An unshaven and twitchy Andre van Deventer, 37, showed little expression as the Cape Town Magistrate’s Court handed down the alternative sentence on Monday afternoon.

He was previously sentenced in February to two years of house arrest and 70 hours of community work in the service of black women.

Van Deventer was found guilty of assaulting 50-year-old Gloria Kente and spitting in her face in 2013 at the home he shared with his then girlfriend Mariechin Pienaar in Table View, Cape Town.

The State applied to the court for a new sentence on Monday after reading out his correctional supervision officer’s report, which revealed the extent to which he had breached certain conditions.

Couldn't afford petrol

His lawyer Alex Mgeni said his client accepted full responsibility for the breaches. He failed to pitch up for community service and supervision meetings because the unemployed father of three young children could not afford to buy petrol.

Mgeni then pushed for a fine rather than a jail term, saying his client had been in custody at Pollsmoor Prison since Thursday, which had taught him a “serious lesson”.

His client’s mother would ask the family for money and that this would then be paid back as a loan. His client still intended paying back the R50 000 damages that were awarded to Kente in a civil case.

But Magistrate Alta le Roux was not convinced.

Respect for others

“The long and short of it is that if I fine you, I will be sentencing someone else, not yourself,” she said with a stern expression.
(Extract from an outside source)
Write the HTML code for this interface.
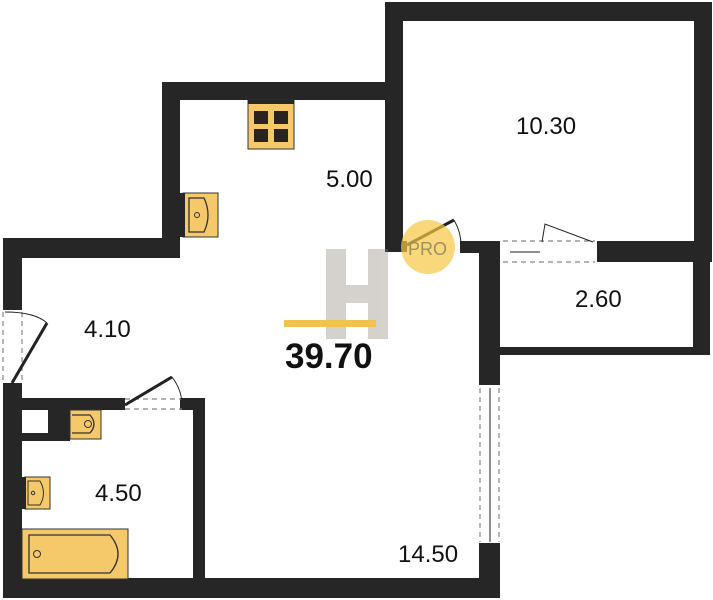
<!DOCTYPE html>
<html><head><style>
html,body{margin:0;padding:0;background:#fff;}
svg{display:block;}
text{font-family:"Liberation Sans",sans-serif;fill:#111;}
</style></head><body>
<svg width="713" height="600" viewBox="0 0 713 600" xmlns="http://www.w3.org/2000/svg">
<g fill="#262626">
<rect x="385" y="2" width="327" height="19"/>
<rect x="385" y="2" width="18" height="250"/>
<rect x="694" y="2" width="18" height="258"/>
<rect x="597" y="241" width="115" height="21"/>
<rect x="162" y="82" width="238" height="18"/>
<rect x="162" y="82" width="18" height="176"/>
<rect x="3" y="238" width="177" height="20"/>
<rect x="3" y="238" width="19" height="72"/>
<rect x="3" y="383" width="19" height="215"/>
<rect x="3" y="578" width="497" height="20"/>
<rect x="460" y="241" width="40" height="12"/>
<rect x="479" y="241" width="21" height="144"/>
<rect x="479" y="543" width="21" height="55"/>
<rect x="385" y="241" width="22" height="11"/>
<rect x="693" y="241" width="17" height="114"/>
<rect x="500" y="347" width="210" height="8"/>
<rect x="3" y="398" width="122" height="12"/>
<rect x="180" y="398" width="25" height="12"/>
<rect x="193" y="398" width="12" height="182"/>
<rect x="22" y="433" width="33" height="8"/>
<rect x="48" y="410" width="22" height="31"/>
</g>
<g stroke="#888" stroke-dasharray="5,4" fill="none" stroke-width="1.2">
<line x1="3" y1="312" x2="3" y2="382"/><line x1="22" y1="312" x2="22" y2="382"/>
<line x1="125" y1="399" x2="182" y2="399"/><line x1="125" y1="409" x2="182" y2="409"/>
<line x1="480" y1="388" x2="480" y2="542"/><line x1="499" y1="388" x2="499" y2="542"/>
<line x1="503" y1="241" x2="595" y2="241"/><line x1="503" y1="262" x2="595" y2="262"/>
</g>
<g stroke="#222" fill="none">
<line x1="12" y1="383" x2="47" y2="323" stroke-width="3"/>
<path d="M5 312 Q35 312 47 323" stroke-width="1"/>
<line x1="125" y1="405" x2="172" y2="377" stroke-width="3"/>
<path d="M172 377 Q182 390 182 405" stroke-width="1"/>
<line x1="490" y1="388" x2="490" y2="542" stroke-width="1"/>
<line x1="407" y1="245" x2="454" y2="220" stroke-width="3"/>
<path d="M454 220 Q461 232 461 245" stroke-width="1"/>
<line x1="510" y1="252" x2="540" y2="252" stroke-width="1"/>
<path d="M542 242 L545 224 L593 242" stroke-width="1"/>
</g>
<rect x="248" y="100" width="46" height="49" fill="#f5c86a" stroke="#333"/>
<rect x="248" y="100" width="46" height="4" fill="#262626"/>
<rect x="254" y="111" width="14" height="13" fill="#2a2420"/><rect x="274" y="111" width="14" height="13" fill="#2a2420"/>
<rect x="254" y="129" width="14" height="13" fill="#2a2420"/><rect x="274" y="129" width="14" height="13" fill="#2a2420"/>
<rect x="183" y="193" width="35" height="44" fill="#f5c86a" stroke="#333"/>
<rect x="180" y="193" width="5" height="44" fill="#262626"/>
<path d="M189 198 H204 Q212 215 204 232 H189 Z" fill="none" stroke="#333" stroke-width="1.3"/>
<circle cx="197" cy="215" r="2.5" fill="none" stroke="#333"/>
<rect x="70" y="410" width="31" height="29" fill="#f5c86a" stroke="#333"/>
<path d="M72 415 H90 Q98 424 90 433 H72" fill="none" stroke="#333" stroke-width="1.3"/>
<circle cx="88" cy="424" r="3.5" fill="none" stroke="#333"/>
<rect x="25" y="477" width="25" height="32" fill="#f5c86a" stroke="#333"/>
<rect x="22" y="477" width="4" height="32" fill="#262626"/>
<path d="M28 481 H40 Q47 493 40 505 H28 Z" fill="none" stroke="#333"/>
<circle cx="33" cy="493" r="1.7" fill="none" stroke="#333"/>
<rect x="22" y="529" width="106" height="50" fill="#f5c86a" stroke="#333"/>
<path d="M29 535 H110 Q126 554 110 573 H29 Z" fill="none" stroke="#333" stroke-width="1.3"/>
<circle cx="37" cy="554" r="3.5" fill="none" stroke="#333"/>
<g opacity="0.35" fill="#8a8075">
<rect x="326" y="249" width="20" height="90"/>
<rect x="368" y="249" width="20" height="90"/>
<rect x="346" y="285" width="22" height="18"/>
</g>
<rect x="284" y="320" width="92" height="7" fill="#f2c24f"/>
<circle cx="428" cy="247" r="27" fill="#f5c842" opacity="0.7"/>
<text x="408" y="255" font-size="18" style="fill:#a09060">PRO</text>
<text x="516" y="134" font-size="24">10.30</text>
<text x="326" y="187" font-size="24">5.00</text>
<text x="84" y="337" font-size="24">4.10</text>
<text x="285" y="368" font-size="35" font-weight="bold">39.70</text>
<text x="575" y="307" font-size="24">2.60</text>
<text x="95" y="501" font-size="24">4.50</text>
<text x="398" y="562" font-size="24">14.50</text>
</svg>
</body></html>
She said the court had wished to rehabilitate him but he continued to deny his guilt in the crimes and did his own thing instead of what was required of him.

Le Roux said she hoped his stay at Pollsmoor Prison would give him the time to develop more insight and teach him to respect himself and others, regardless of their race or culture.

Outside the courtroom, Kente’s lawyer Peter Williams said she would be “extremely pleased” with the sentence.